Nesse sentido, fica bem engraçado quando daqui e dali se ouve dizer pejorativamente de um pintor contemporâneo que resolve tomar mão da abstração ser um formalista. É nesse contexto que gostaria de falar sobre Gil Vicente.
Penso que à contrapelo daquilo que vem sendo engendrado pela atual história da arte, com muito poucos grandes protagonistas, Gil com sua “Geometria adiada” anuncia uma série de perguntas no lugar das fáceis respostas.
Nesse momento histórico, talvez esse seu gesto prefigure um ato instaurador (ou restaurador) de uma arte que volte a ser tomada inteiramente por uma vontade de fruição, como diz Barthes. Um lugar em que sejam ultrapassadas a tagarelice, e a procura obsessiva pelos adjetivos.
Tenho pra mim que alguns desavisados estarão apegados à ideia de que a abstração é algo “datado”. O que vale dizer que um pensamento desses ser contemporâneo de estudos cada vez mais avançados sobre as dobras do tempo e do espaço é que não me parece ter muito lugar. Ademais, a genealogia artística além de se dar sem certeza de sua pureza, também não está estabelecida como uma espécie de evolução da criatividade obedecendo restrições lineares de temporalidade ou lugar. Desse modo, é possível esboçar incontáveis diagramas de parentesco em que se pode conferir a Gil a contemporaneidade tanto das investigações de Cézanne quanto as concretas e neoconcretas.
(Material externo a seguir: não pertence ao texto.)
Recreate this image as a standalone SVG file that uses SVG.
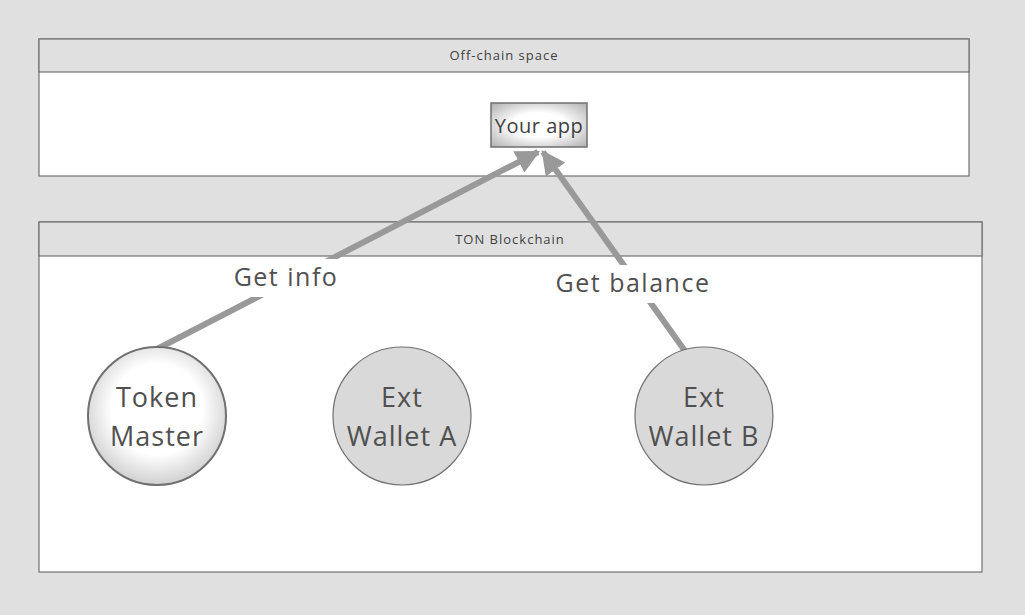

O certo é que a geometria pintada por Gil adia mortes e respostas. E as grandes perguntas só se multiplicam naquilo que em sua pintura se faz em planos, cor, ausência, contenção.
É na ausência que Gil se faz gesto e autoria – parafraseando de maneira livre Agamben**. E em sua pintura de aparente silêncio, quietude e apaziguamento permanece o artista de arma em punho ameaçando olhos nos olhos novos e velhos Inimigos***.
Ana Luisa Lima é crítica de arte, editora da revista Tatuí.
** No livro “Profanações” Giorgio Agamben traz o assunto no ensaio “O autor como gesto”.
*** Nome da série de desenhos de Gil Vicente presente na 29a. Bienal Internacional de São Paulo.